制度上、「自宅(居宅)」とされる住宅型有料老人ホームやサービス付き高齢者向け住宅(サ高住)の利用者(入居者)にもケアプランの作成などを行います。

ただ、Aは要介護認定などを受けている様子もなく、また、要介護認定を受けるためには被保険者の主治医から、疾病、負傷の状況などについて医学的な意見を求めることとされており、主治医意見書に所要の事項を医師に記載してもらうことになります。

こうした事情を鑑みても、やはりまずは選択肢①で示されている「医療機関の受診」が最優先であることがわかりますね。

以上より、選択肢④および選択肢⑤は不適切と判断でき、選択肢①が適切と判断できます。

② 生活保護の申請
③ 後見開始の審判の申立て

さて、ここでは挙げた選択肢の解説を通して、Aにはどういうサポートが必要なのかを考えてみましょう。

選択肢②の生活保護の申請ですが、Aの問題は最低生活費が保証されれば何とかなる問題でしょうか。

生活保護制度は、生活に困窮する人に対し、その困窮の程度に応じて必要な保護を行い、健康で文化的な最低限度の生活を保障するとともに、自立を助長することを目的としています。

そもそもAに認知症の可能性があり、「日常会話は可能だが、室内は乱雑で、入浴もほとんどしていない」という状況であれば、最低生活費を保証されたとしても安定的な生活を送れるとは思えませんね。

ですから、生活保護の申請が現時点のAに対してサポートになるとは思えません。

また、選択肢③の「後見開始の審判の申立て」についても同様のことが言えます。

認知症、知的障害、精神障害などの理由で判断能力が不十分な場合、不動産や預貯金などの財産を管理したり、身のまわりの世話のために介護などのサービスや施設への入所に関する契約を結んだり、遺産分割の協議をしたりする必要があっても、自分でこれらのことをするのが難しい場合があります。

また自分に不利益な契約であってもよく判断ができずに契約を結んでしまい、悪徳商法の被害にあうおそれもあります。

このような判断能力の不十分な人たちを保護し、支援するのが成年後見制度です。

そして、お金の管理や契約などに関するときに、頼れる家族がいない場合には、成年後見人制度の申立ての支援などを行うことは地域包括支援センターの支援内容の一つと言えますね。

Aが認知症の疑いがあるということで設けられた選択肢だと思うのですが、①現時点でAが認知症であるといった確証がない(だから医療機関の受診が正解になる)、②現状で既にBへお金を渡して管理してもらっている(後見制度を使ったところで、現状に変化がない)、③そもそも財産管理、契約等の管理をすることがAの支援になるとは思えない、などが考えられます。

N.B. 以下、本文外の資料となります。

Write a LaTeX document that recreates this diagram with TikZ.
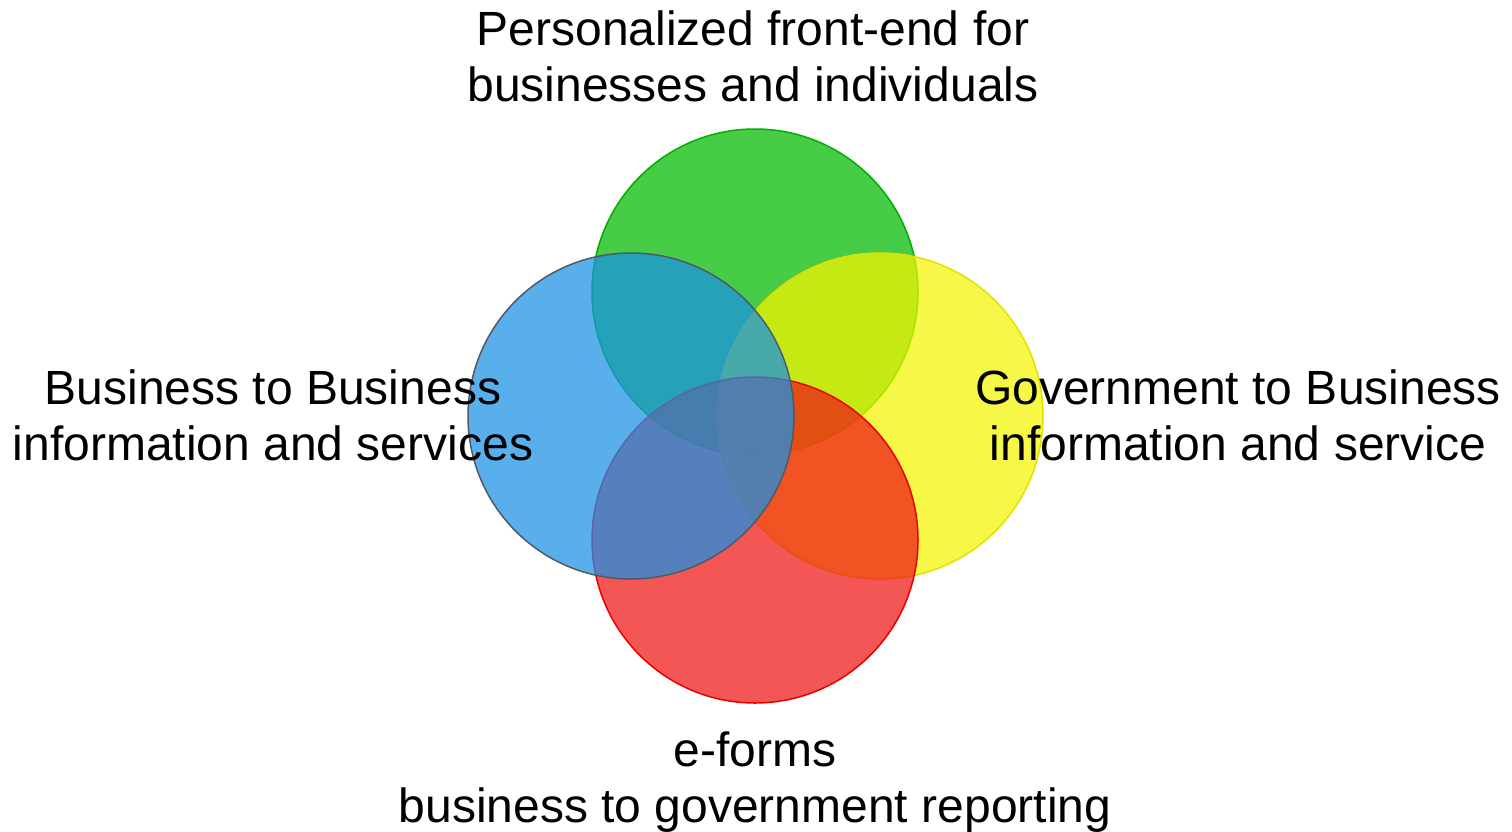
\documentclass[tikz,border=0pt]{standalone}
\usepackage{fontspec}
\setmainfont{Liberation Sans}
\definecolor{cgreen}{RGB}{0,185,0}
\definecolor{cgreenl}{RGB}{0,175,0}
\definecolor{cyellow}{RGB}{245,245,0}
\definecolor{cyellowl}{RGB}{225,225,0}
\definecolor{cred}{RGB}{240,20,20}
\definecolor{credl}{RGB}{235,0,0}
\definecolor{cblue}{RGB}{25,145,230}
\definecolor{cbluel}{RGB}{80,90,100}
\begin{document}
\begin{tikzpicture}[x=1pt,y=-1pt,
  venn/.style={line width=1.5pt,fill opacity=0.72},
  lbl/.style={align=center,inner sep=0pt,font=\fontsize{48}{56}\selectfont}]
\useasboundingbox (0,0) rectangle (1512,831);
\fill[white] (0,0) rectangle (1512,831);
\draw[venn,draw=cgreenl,fill=cgreen] (755,292) circle[radius=163];
\draw[venn,draw=cyellowl,fill=cyellow] (880,416) circle[radius=163];
\draw[venn,draw=credl,fill=cred] (755,540) circle[radius=163];
\draw[venn,draw=cbluel,fill=cblue] (631,416) circle[radius=163];
\node[lbl] (top) at (753,56.5) {Personalized front-end for\\businesses and individuals};
\node[lbl] (left) at (273,415) {Business to Business\\information and services};
\node[lbl] (right) at (1238,415) {Government to Business\\information and service};
\node[lbl] (bottom) at (755,782.5) {e-forms\\business to government reporting};
\end{tikzpicture}
\end{document}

すでに財産管理をしてもらっていたり、Aが判断能力がないのに各種契約を結ぶなどの問題があるわけではないので、後見制度を活用したとしても現状が変わらないと理解できると思います。

やはり現時点では、Aにどのような支援が必要であるかを考えるためにも、医療機関の受診を優先し、現状を医療的な視点から判断してもらい、その判断に基づいて必要なサービス等を検討することになるでしょう。

認知症の程度、現状の理解(お金の管理はしてもらえている、ただ生活の世話まではしてもらえない)などを把握することで、改めて必要な対応を地域包括支援センターと協力して考えていくことが重要になるわけです。

以上より、選択肢②および選択肢③は不適切と判断できます。